Support Questions

Find answers, ask questions, and share your expertise
Announcements
Celebrating as our community reaches 100,000 members! Thank you!

Running a Python script from NiFi

avatar
Expert Contributor

I would like your advice in running a Python script via NiFi. A have a script that will send a data access report (based on Apache Ranger data) to data owners every month. As it is now it needs a bunch of arguments and it will ask for a password with getpass. My fellow data engineers asked me to run it from NiFi, so we have scheduled things together in one tool.

I've experimented with NiFi a bit, but I can't seem to get the Python script to even run in a sandbox environment (HDF 3.1.1) in a ExecuteProcess processor.

92707-nifi-python-script.jpg

I placed the Python script in /home/marcel-jan/ranger_rapport and even did a chmod 777 on the directory and script, but NiFi says:

'Working Directory' validated against '/home/marcel-jan/ranger_rapport' is invalid because Directory doesn't exist and could not be created.

I just don't get what's going wrong there.

I have a couple of questions:

  • Am I using the right processor for this?
  • Is it possible to pass a securely stored password on from NiFi to a Python script? If not, what other steps do you take to keep things like this secure?
1 ACCEPTED SOLUTION

avatar

@Marcel-Jan Krijgsman
I don't have the same issue, cloning the same steps you've shown on your screenshots in a sandbox HDF. Are you sure you created the directory with the right name and in the right place? Ex when you connect to http://localhost:4200/ with root / hadoop , and do 'll /home/marcel-jan/ranger_rapport' it all looks OK?

View solution in original post

11 REPLIES 11

avatar
Expert Contributor

I think I'm getting why NiFi can't find the Python script. Could it be because the node name according to Ambari is sandbox-hdf.hortonworks.com and when I type hostname on the prompt I get sandbox-host.hortonworks.com?

avatar

Hey Marcel:

Something that is helpful sometimes, when trying to troubleshoot why nifi cannot run a process, is dropping into the console of the node that runs the process as the nifi user, and run it from there, to make sure the Nifi User can reach the specific script.

In your specific scenario, it looks like nifi has a problem with the working directory.

Any reason you are not using executestreamcommand for this?

Thanks!

Regards

avatar
Expert Contributor

Am I right to assume that with dropping into the console you mean starting a Putty session to look on the server? I've done that, but there isn't a nifi user I can su to. I had expected there to be one.

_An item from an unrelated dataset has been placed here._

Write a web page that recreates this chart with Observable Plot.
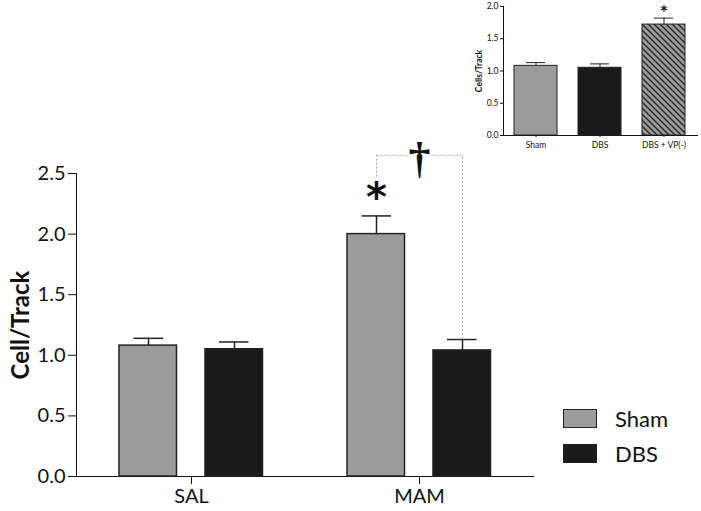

I've also tried a GetFile processor to simply pick up the .py script. Same message: the directory doesn't exist.

I get the same "Working directory doesn't exist" problems with the ExecuteStreamCommand processor.

avatar
Expert Contributor

It's almost like I'm on a different host with my Putty session. But I honestly have only one sandbox running.

avatar
New Contributor

Hi, Did you try the ExecuteScript processor? You can copy-paste the entire Python Script in the script body property, in case you run into directory access issues.

avatar
Expert Contributor

Hi @Sammy Presaud

I've tried this. I rewrote the Python code so that it won't need arguments and pasted it in the ExecuteScript property. And then it says "cannot use module requests". So I looked into that, and it turns out that you can't install libraries you're missing (https://community.hortonworks.com/questions/53645/cannot-use-numpy-or-scipy-in-python-in-nifi-execut...)

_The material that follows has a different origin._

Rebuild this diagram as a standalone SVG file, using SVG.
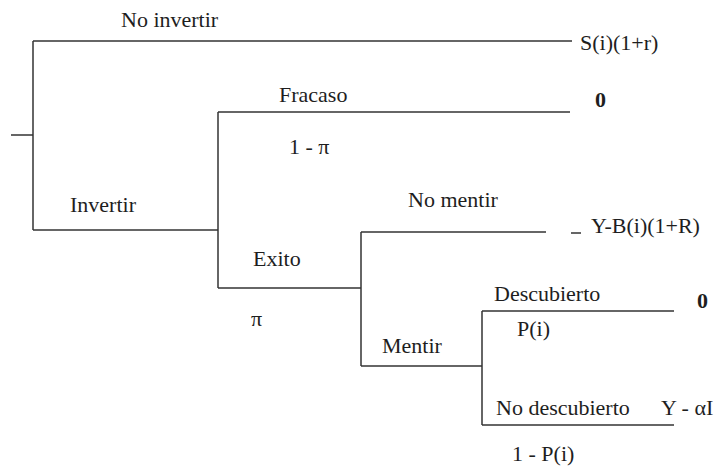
<svg xmlns="http://www.w3.org/2000/svg" width="718" height="470" viewBox="0 0 718 470">
<style>
.ln{stroke:#333;stroke-width:1.5;fill:none}
</style>
<g id="connectors" class="ln">
<path d="M11 135H33"/>
<path d="M33 41V230"/>
<path d="M33 41H572"/>
<path d="M33 230H218"/>
<path d="M218 112V288"/>
<path d="M218 112H570"/>
<path d="M218 288H361"/>
<path d="M361 232V366"/>
<path d="M361 232H546"/>
<path d="M571 233H581"/>
<path d="M361 366H482"/>
<path d="M482 311V425"/>
<path d="M482 311H674"/>
<path d="M482 425H674"/>
</g>
<g id="n-root"><text font-family="Liberation Serif" font-size="22" fill="#1e1e1e" x="121" y="27">No invertir</text><text font-family="Liberation Serif" font-size="22" fill="#1e1e1e" x="70" y="212">Invertir</text></g>
<g id="n-noinvertir"><text font-family="Liberation Serif" font-size="22" fill="#1e1e1e" x="580" y="50">S(i)(1+r)</text></g>
<g id="n-invertir"><text font-family="Liberation Serif" font-size="22" fill="#1e1e1e" x="279" y="102">Fracaso</text><text font-family="Liberation Serif" font-size="22" fill="#1e1e1e" x="289" y="154">1 - &#960;</text><text font-family="Liberation Serif" font-size="22" fill="#1e1e1e" x="253" y="266">Exito</text><text font-family="Liberation Serif" font-size="22" fill="#1e1e1e" x="251" y="326">&#960;</text></g>
<g id="n-fracaso"><text font-family="Liberation Serif" font-size="22" font-weight="bold" fill="#1e1e1e" x="595" y="107">0</text></g>
<g id="n-exito"><text font-family="Liberation Serif" font-size="22" fill="#1e1e1e" x="408" y="207">No mentir</text><text font-family="Liberation Serif" font-size="22" fill="#1e1e1e" x="382" y="353">Mentir</text></g>
<g id="n-nomentir"><text font-family="Liberation Serif" font-size="22" fill="#1e1e1e" x="591" y="233">Y-B(i)(1+R)</text></g>
<g id="n-mentir"><text font-family="Liberation Serif" font-size="22" fill="#1e1e1e" x="494" y="301">Descubierto</text><text font-family="Liberation Serif" font-size="22" fill="#1e1e1e" x="517" y="336">P(i)</text><text font-family="Liberation Serif" font-size="22" fill="#1e1e1e" x="496" y="415">No descubierto</text><text font-family="Liberation Serif" font-size="22" fill="#1e1e1e" x="512" y="461">1 - P(i)</text></g>
<g id="n-descubierto"><text font-family="Liberation Serif" font-size="22" font-weight="bold" fill="#1e1e1e" x="697" y="308">0</text></g>
<g id="n-nodescubierto"><text font-family="Liberation Serif" font-size="22" fill="#1e1e1e" x="661" y="415">Y - &#945;I</text></g>
</svg>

So I think that's off the table.

avatar

@Marcel-Jan Krijgsman
I don't have the same issue, cloning the same steps you've shown on your screenshots in a sandbox HDF. Are you sure you created the directory with the right name and in the right place? Ex when you connect to http://localhost:4200/ with root / hadoop , and do 'll /home/marcel-jan/ranger_rapport' it all looks OK?

avatar
Expert Contributor

So when you connect to http://localhost:4200/ you get a different hostname than I get when going to sandbox-host.hortonworks.com with SSH and my script wasn't there. I found out that NiFi runs inside a Docker container in the virtual machine. In that sense it is indeed a different machine.

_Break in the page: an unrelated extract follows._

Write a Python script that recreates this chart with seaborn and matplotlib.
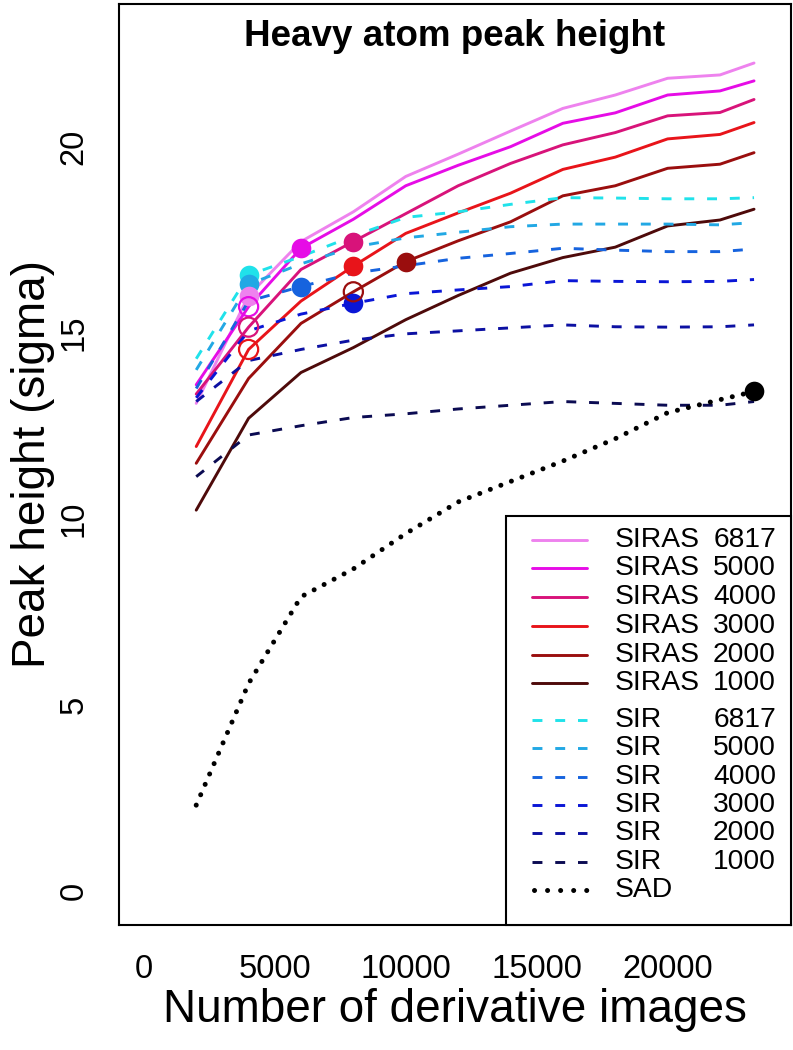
import numpy as np
import pandas as pd
import matplotlib
matplotlib.use("Agg")
import matplotlib.pyplot as plt
import seaborn as sns
from matplotlib.patches import Rectangle
from matplotlib.lines import Line2D

# ---------------- data ----------------
n_images = [2000, 4000, 6000, 8000, 10000, 12000, 14000, 16000, 18000, 20000, 22000, 23300]

siras_6817 = [13.1, 16.0, 17.45, 18.25, 19.2, 19.8, 20.42, 21.03, 21.39, 21.84, 21.93, 22.25]
siras_5000 = [13.6, 15.7, 17.27, 18.05, 18.95, 19.5, 20.0, 20.63, 20.91, 21.39, 21.5, 21.77]
siras_4000 = [13.35, 15.15, 16.7, 17.45, 18.2, 18.95, 19.55, 20.05, 20.38, 20.83, 20.92, 21.27]
siras_3000 = [11.94, 14.55, 15.85, 16.79, 17.67, 18.22, 18.75, 19.39, 19.72, 20.21, 20.33, 20.65]
siras_2000 = [11.49, 13.77, 15.25, 16.1, 16.91, 17.47, 17.98, 18.68, 18.95, 19.42, 19.53, 19.84]
siras_1000 = [10.23, 12.7, 13.93, 14.6, 15.35, 16.0, 16.6, 17.02, 17.3, 17.87, 18.03, 18.32]

sir_6817 = [14.3, 16.55, 17.05, 17.6, 18.1, 18.25, 18.45, 18.63, 18.62, 18.6, 18.6, 18.63]
sir_5000 = [14.0, 16.3, 16.85, 17.3, 17.55, 17.7, 17.85, 17.92, 17.92, 17.92, 17.9, 17.96]
sir_4000 = [13.5, 15.85, 16.24, 16.6, 16.8, 17.0, 17.13, 17.27, 17.22, 17.18, 17.18, 17.25]
sir_3000 = [13.25, 15.05, 15.5, 15.79, 16.05, 16.15, 16.24, 16.4, 16.38, 16.37, 16.38, 16.43]
sir_2000 = [13.15, 14.25, 14.55, 14.8, 14.97, 15.05, 15.13, 15.21, 15.16, 15.15, 15.16, 15.21]
sir_1000 = [11.13, 12.25, 12.5, 12.72, 12.82, 12.95, 13.05, 13.15, 13.1, 13.05, 13.05, 13.15]

sad = [2.3, 5.57, 7.9, 8.65, 9.6, 10.45, 11.0, 11.55, 12.15, 12.85, 13.2, 13.42]

siras_labels = ["SIRAS 6817", "SIRAS 5000", "SIRAS 4000", "SIRAS 3000", "SIRAS 2000", "SIRAS 1000"]
sir_labels = ["SIR 6817", "SIR 5000", "SIR 4000", "SIR 3000", "SIR 2000", "SIR 1000"]
siras_colors = ["#EE82EE", "#E60CE6", "#D8137A", "#E8141A", "#9A0E0E", "#4E0A0A"]
sir_colors = ["#20E2EA", "#22A8E4", "#1663DE", "#0A16D6", "#0C10A2", "#0B0B52"]
sad_color = "#000000"

# filled markers (series, x) and open markers (series, x)
filled_pts = [("SIR 6817", 4000), ("SIR 5000", 4000), ("SIRAS 6817", 4000),
              ("SIRAS 5000", 6000), ("SIR 4000", 6000), ("SIRAS 4000", 8000),
              ("SIRAS 3000", 8000), ("SIR 3000", 8000), ("SIRAS 2000", 10000),
              ("SAD", 23300)]
open_pts = [("SIRAS 5000", 4000), ("SIRAS 4000", 4000), ("SIRAS 3000", 4000),
            ("SIRAS 2000", 8000)]

series = dict(zip(siras_labels, [siras_6817, siras_5000, siras_4000, siras_3000, siras_2000, siras_1000]))
series.update(dict(zip(sir_labels, [sir_6817, sir_5000, sir_4000, sir_3000, sir_2000, sir_1000])))
series["SAD"] = sad
palette = dict(zip(siras_labels, siras_colors))
palette.update(dict(zip(sir_labels, sir_colors)))
palette["SAD"] = sad_color

rows = []
for name, vals in series.items():
    for xv, yv in zip(n_images, vals):
        rows.append((name, xv, yv))
df = pd.DataFrame(rows, columns=["series", "x", "y"])

def pts_frame(lst):
    out = []
    for name, xv in lst:
        out.append((name, xv, series[name][n_images.index(xv)]))
    return pd.DataFrame(out, columns=["series", "x", "y"])

# ---------------- figure ----------------
sns.set_style("white")
plt.rcParams["font.family"] = ["Liberation Sans", "DejaVu Sans"]

W, H = 793, 1050
fig = plt.figure(figsize=(W / 100, H / 100), dpi=100)
L, R, T, B = 118.7, 790.7, 3.5, 924.7
ax = fig.add_axes([L / W, (H - B) / H, (R - L) / W, (B - T) / H])

lw = 2.1
d_siras = df[df.series.isin(siras_labels)]
sns.lineplot(data=d_siras, x="x", y="y", hue="series", hue_order=siras_labels,
             palette=palette, linewidth=lw, legend=False, ax=ax, estimator=None,
             sort=False)
d_sir = df[df.series.isin(sir_labels)]
sns.lineplot(data=d_sir, x="x", y="y", hue="series", hue_order=sir_labels,
             style="series", dashes={k: (3.4, 4.4) for k in sir_labels},
             palette=palette, linewidth=lw, legend=False, ax=ax, estimator=None,
             sort=False)
d_sad = df[df.series == "SAD"]
sns.lineplot(data=d_sad, x="x", y="y", color=sad_color, linewidth=3.6,
             legend=False, ax=ax, estimator=None, sort=False)
sad_line = ax.lines[-1]
sad_line.set_dashes((0.01, 2.25))
sad_line.set_dash_capstyle("round")

fp = pts_frame(filled_pts)
for _, r in fp.iterrows():
    sns.scatterplot(x=[r.x], y=[r.y], color=palette[r.series], s=200,
                    linewidth=0, ax=ax, legend=False, zorder=5)
op = pts_frame(open_pts)
for _, r in op.iterrows():
    sns.scatterplot(x=[r.x], y=[r.y], s=190, marker="o", facecolors="none",
                    edgecolor=palette[r.series], linewidth=1.6, ax=ax,
                    legend=False, zorder=5)

ax.set_xlim(-960, 24700)
ax.set_ylim(-0.914, 23.85)
ax.set_xticks([0, 5000, 10000, 15000, 20000])
ax.set_yticks([0, 5, 10, 15, 20])
ax.tick_params(axis="both", direction="out", length=12.5, width=1.4,
               labelsize=23.5, pad=8.5, color="black", labelcolor="black")
for lab in ax.get_yticklabels():
    lab.set_rotation(90)
    lab.set_va("center")
for sp in ax.spines.values():
    sp.set_visible(True)
    sp.set_color("black")
    sp.set_linewidth(1.5)
ax.set_xlabel("")
ax.set_ylabel("")

fig.text(33 / W, 1 - 464 / H, "Peak height (sigma)", rotation=90,
         ha="center", va="center", fontsize=33, color="black")
fig.text(454.7 / W, 1 - 1010 / H, "Number of derivative images",
         ha="center", va="center", fontsize=33, color="black")
ax.text(0.5, (B - 46) / (B - T), "Heavy atom peak height", transform=ax.transAxes,
        ha="center", va="baseline", fontsize=26.5, fontweight="bold", color="black")

# ---------------- legend ----------------
def fx(px):
    return (px - L) / (R - L)

def fy(py):
    return (B - py) / (B - T)

box_l, box_t = 506, 516
ax.add_patch(Rectangle((fx(box_l), 0), 1 - fx(box_l), fy(box_t),
                       transform=ax.transAxes, facecolor="white",
                       edgecolor="black", linewidth=1.5, zorder=10,
                       clip_on=False))
rows_y = [540, 568.3, 597.3, 626, 655, 683.3, 720, 748.3, 776.7, 805, 833.3, 861.7, 890]
legend_names = siras_labels + sir_labels + ["SAD"]
lx0, lx1 = fx(531.7), fx(587.3)
txt_l, txt_r = fx(615), fx(776)
for name, py in zip(legend_names, rows_y):
    col = palette[name]
    if name in siras_labels:
        ln = Line2D([lx0, lx1], [fy(py)] * 2, color=col, lw=lw, transform=ax.transAxes)
    elif name in sir_labels:
        ln = Line2D([lx0, lx1], [fy(py)] * 2, color=col, lw=lw, transform=ax.transAxes,
                    dashes=(3.4, 4.4))
    else:
        ln = Line2D([lx0 + 0.004, lx1], [fy(py)] * 2, color=col, lw=3.6,
                    transform=ax.transAxes, dashes=(0.01, 2.6),
                    dash_capstyle="round")
    ln.set_zorder(11)
    ax.add_line(ln)
    parts = name.split(" ")
    ax.text(txt_l, fy(py), parts[0], transform=ax.transAxes, ha="left",
            va="center", fontsize=20.3, zorder=12, color="black")
    if len(parts) > 1:
        ax.text(txt_r, fy(py), parts[1], transform=ax.transAxes, ha="right",
                va="center", fontsize=20.3, zorder=12, color="black")

fig.savefig("out.png", dpi=100)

So I placed my script in a directory via http://localhost:4200/ and now NiFi is able to find it.

avatar

@Marcel-Jan Krijgsman
Ah good, glad it works correctly now. When you connect with putty, using port 2222 should bring you to the docker container directly. Otherwise you may be able to do a docker attach to the running docker image.
Please mark the answer as accepted if you can, so others looking for this can find the solution more easily 🙂